Beans and Potatoes

Saturday, November 05, 2005

Sloth Day and Mezcal Night

Note: This entry doesn't sound totally right to me; I might be mixing days. In fact, I think the dinner was the night before. Ah, well.

Tuesday, I was a major sloth. I slept in late, woke up to do my laundry (which I had to do by hand because the lavanderías in Oaxaca are outrageously expensive), and lounged in a hammock while I waited for it to dry. Which was about eight hours.

In the afternoon, I headed out to get some lunch. On the way, I met up with Rick (another person from my hotel, this time like Willie Nelson from California) and we chatted a bit. Nice guy. We handled a few chores in El Centro, including picking up his rental VW Bug. He gave me a lift back to the hotel - for me, that's some pretty high-class transit.

After a couple of more hours in a hammock, I got ready to go get some food when, through the front door of the hotel, came Reidar and Maria Fernanda. Órale. They told me they had met by chance, but had ended up spending the whole afternoon together. WhooooOOOooo. The three of us (it was still not entirely obvious to anybody, me or them, that they were rather enchanted with each other) went off to eat. This became a fiasco rapidly - Oaxaca is not really a late night town, and between their pickinesses and my absolute lack of opinion, we spent two hours finding a restaurant. Jesus. When we got there, we split a big platter of Oaxaqueño specialities and a bottle of Chilean wine. Fernanda and Reidar got into an argument about a romance film, and that (plus all the other clues) made me realize what was going on. Nobody would fight like that unless there was something else going on.

The next day, I ate lunch with them again. Reidar felt a little sick afterward, and went back to the hotel to rest; and then Maria Fernanda and I had a long conversation in which she finally revealed her feelings for Reidar, telling me that "Maybe it will surprise you, but..." I told her that it had been painfully obvious since the night with the wine, and she blushed. Sheesh. We met up with Reidar much later, and went to buy some beer. I got almost a block ahead of them because they were being, well, enamored with each other. I got the beer, we went back to the hotel - they insisted I come sit with them in the hammocks. I drank my two beers as fast as I politely could, and then bailed out of there, leaving my "abuelitos" (when they found out I was 21, they made a big deal about how young I was - so I make a big deal about how old they are) to cuddle in a hammock together. Lucky for me, Frida and Iliud were on the other terrace getting drunk with a 40-something Brit with dreadlocks. Perfect.

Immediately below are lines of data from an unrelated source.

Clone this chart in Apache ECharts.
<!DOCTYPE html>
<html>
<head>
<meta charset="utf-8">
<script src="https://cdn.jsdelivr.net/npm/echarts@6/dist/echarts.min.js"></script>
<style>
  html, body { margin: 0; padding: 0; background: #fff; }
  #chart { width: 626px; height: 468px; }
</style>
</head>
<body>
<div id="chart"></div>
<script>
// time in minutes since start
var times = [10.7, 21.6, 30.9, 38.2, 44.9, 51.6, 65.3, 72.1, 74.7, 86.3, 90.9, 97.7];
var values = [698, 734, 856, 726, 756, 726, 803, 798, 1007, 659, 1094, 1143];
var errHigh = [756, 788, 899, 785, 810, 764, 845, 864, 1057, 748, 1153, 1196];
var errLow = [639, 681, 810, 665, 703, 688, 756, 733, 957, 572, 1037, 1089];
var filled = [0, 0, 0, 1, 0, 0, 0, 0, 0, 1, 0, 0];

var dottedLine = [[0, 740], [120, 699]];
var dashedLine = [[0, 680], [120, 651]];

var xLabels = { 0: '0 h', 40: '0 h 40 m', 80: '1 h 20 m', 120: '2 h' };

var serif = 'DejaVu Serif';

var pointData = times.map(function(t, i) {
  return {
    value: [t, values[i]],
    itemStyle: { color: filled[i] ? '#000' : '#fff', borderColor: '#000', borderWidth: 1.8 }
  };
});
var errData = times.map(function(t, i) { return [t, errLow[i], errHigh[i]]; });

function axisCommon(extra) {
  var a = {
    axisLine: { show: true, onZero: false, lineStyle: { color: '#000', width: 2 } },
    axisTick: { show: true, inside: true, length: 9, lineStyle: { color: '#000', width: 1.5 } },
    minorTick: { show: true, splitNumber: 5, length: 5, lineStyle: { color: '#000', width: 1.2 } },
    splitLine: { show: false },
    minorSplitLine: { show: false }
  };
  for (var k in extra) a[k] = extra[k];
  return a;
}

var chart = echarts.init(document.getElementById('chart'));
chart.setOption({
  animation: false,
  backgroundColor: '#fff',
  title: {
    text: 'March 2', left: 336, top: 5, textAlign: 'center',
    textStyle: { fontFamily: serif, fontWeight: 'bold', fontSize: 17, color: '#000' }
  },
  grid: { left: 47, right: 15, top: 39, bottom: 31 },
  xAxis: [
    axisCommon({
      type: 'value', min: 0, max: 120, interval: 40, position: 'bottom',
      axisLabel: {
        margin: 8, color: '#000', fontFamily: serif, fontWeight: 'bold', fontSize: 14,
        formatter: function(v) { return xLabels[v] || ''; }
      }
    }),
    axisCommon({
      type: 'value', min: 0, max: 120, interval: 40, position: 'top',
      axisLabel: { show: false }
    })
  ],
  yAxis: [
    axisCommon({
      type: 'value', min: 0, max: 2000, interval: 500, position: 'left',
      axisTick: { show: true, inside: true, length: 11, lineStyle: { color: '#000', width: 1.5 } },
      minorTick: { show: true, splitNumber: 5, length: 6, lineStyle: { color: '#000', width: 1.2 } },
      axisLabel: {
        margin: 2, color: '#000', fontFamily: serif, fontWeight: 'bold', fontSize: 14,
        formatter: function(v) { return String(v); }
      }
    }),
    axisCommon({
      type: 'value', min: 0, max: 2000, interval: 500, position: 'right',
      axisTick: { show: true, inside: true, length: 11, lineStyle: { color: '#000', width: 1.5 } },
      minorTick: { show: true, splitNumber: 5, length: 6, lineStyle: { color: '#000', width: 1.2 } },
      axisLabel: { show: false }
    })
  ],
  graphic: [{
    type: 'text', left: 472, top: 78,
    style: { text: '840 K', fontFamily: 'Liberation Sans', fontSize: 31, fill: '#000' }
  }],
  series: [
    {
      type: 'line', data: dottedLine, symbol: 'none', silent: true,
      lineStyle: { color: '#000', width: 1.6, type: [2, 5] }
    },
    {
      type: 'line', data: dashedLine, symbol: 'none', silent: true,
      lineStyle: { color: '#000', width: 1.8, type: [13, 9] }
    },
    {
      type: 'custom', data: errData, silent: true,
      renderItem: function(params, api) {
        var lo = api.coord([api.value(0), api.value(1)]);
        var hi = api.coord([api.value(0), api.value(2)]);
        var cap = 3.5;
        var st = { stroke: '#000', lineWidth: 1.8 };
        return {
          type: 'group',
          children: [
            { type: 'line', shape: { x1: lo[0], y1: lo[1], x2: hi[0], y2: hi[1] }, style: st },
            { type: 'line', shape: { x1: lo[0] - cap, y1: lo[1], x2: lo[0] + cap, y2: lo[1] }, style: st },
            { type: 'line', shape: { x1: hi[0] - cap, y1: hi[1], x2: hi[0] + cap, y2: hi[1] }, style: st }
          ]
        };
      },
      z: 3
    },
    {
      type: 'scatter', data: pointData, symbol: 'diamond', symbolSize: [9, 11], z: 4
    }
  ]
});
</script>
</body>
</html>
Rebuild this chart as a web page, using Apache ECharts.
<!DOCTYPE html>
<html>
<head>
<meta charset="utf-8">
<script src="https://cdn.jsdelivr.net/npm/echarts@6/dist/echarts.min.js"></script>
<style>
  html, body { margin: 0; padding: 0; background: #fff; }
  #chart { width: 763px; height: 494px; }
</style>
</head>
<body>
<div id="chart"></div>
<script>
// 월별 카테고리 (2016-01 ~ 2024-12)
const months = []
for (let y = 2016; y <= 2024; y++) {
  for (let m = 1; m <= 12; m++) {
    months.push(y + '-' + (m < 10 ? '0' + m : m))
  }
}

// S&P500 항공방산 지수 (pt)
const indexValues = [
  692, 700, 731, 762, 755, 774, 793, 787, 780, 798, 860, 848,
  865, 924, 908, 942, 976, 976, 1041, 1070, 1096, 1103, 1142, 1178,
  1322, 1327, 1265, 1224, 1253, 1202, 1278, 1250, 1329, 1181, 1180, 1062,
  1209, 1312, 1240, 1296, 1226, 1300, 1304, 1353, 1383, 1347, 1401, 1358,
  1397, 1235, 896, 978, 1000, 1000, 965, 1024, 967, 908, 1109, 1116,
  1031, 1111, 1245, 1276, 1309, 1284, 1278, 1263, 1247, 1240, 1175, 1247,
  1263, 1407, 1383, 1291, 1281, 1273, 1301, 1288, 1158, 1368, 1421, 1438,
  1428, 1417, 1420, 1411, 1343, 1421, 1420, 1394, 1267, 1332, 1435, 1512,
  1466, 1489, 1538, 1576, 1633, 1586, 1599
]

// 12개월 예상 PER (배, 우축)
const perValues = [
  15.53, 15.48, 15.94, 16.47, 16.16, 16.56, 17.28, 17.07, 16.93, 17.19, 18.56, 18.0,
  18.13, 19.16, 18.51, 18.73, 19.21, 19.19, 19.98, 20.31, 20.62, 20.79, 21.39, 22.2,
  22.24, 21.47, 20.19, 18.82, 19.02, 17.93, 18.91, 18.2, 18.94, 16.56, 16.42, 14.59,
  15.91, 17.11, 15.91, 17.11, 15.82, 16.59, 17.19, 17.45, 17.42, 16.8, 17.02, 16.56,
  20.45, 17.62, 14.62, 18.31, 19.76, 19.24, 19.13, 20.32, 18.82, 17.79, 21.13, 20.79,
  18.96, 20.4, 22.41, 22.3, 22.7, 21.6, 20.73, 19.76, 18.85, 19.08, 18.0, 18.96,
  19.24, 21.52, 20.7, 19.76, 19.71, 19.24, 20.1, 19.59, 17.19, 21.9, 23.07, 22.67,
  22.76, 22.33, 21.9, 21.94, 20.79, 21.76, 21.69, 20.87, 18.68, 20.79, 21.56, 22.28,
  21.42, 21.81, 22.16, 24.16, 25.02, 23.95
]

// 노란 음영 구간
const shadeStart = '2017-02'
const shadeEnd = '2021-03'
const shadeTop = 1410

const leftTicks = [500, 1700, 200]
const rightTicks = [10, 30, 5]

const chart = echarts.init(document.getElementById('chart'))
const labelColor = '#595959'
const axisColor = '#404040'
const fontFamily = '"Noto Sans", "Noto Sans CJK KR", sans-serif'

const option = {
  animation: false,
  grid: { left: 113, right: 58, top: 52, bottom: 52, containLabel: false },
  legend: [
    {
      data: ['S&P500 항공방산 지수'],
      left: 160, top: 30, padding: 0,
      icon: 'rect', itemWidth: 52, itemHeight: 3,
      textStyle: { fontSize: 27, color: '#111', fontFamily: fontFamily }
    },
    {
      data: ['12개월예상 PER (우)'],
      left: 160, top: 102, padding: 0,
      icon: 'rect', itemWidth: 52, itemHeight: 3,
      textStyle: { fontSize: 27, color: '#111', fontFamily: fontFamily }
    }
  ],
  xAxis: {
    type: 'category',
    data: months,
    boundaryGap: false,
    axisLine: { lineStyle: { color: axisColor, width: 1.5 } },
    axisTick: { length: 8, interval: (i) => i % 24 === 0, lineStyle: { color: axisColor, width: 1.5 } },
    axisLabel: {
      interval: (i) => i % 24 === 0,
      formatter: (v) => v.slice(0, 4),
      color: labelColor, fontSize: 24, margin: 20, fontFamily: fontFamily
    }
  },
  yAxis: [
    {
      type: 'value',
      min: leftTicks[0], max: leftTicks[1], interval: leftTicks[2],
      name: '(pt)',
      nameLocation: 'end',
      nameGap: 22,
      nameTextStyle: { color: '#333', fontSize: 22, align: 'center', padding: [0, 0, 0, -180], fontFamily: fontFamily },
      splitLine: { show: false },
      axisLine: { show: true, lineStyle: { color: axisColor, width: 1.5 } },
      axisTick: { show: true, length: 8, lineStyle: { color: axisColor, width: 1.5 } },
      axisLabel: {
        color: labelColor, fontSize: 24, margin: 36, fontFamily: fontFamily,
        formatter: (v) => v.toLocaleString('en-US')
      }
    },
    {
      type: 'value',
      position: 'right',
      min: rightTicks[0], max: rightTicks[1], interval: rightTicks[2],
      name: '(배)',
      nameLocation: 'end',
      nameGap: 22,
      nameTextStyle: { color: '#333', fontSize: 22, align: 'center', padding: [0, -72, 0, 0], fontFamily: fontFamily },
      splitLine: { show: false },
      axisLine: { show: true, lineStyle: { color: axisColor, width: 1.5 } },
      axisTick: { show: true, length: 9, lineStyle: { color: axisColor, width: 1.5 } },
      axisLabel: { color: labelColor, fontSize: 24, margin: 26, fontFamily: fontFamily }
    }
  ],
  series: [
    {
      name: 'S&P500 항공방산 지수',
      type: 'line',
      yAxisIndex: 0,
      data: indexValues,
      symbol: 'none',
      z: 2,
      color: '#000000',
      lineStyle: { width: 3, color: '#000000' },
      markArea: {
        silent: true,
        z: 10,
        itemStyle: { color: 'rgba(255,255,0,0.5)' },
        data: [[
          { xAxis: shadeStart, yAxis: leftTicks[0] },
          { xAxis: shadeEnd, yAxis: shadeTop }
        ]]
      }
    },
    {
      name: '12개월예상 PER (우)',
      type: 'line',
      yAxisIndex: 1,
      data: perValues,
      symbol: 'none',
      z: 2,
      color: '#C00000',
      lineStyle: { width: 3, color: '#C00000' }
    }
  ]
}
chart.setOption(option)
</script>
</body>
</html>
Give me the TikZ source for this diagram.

We sat and drank beer and mezcal. Mezcal will definitely kick your pansy ass. We traded stories about travels and politics and whatnot. Phil, the elderly white rasta, is barely employed, but somehow has managed to travel all over the world - India, Nepal, Thailand, Mexico. It was just a really great night; somewhat difficult to convey with words. Honestly, my entire time in Oaxaca was like a dream. The next day was fairly unremarkable: I spent it picking up a couple of presents, wandering the city, and eating food, glorious Oaxaqueño food (including cow-head tacos). My bus to Puerto Angel left at 12:40am Friday morning.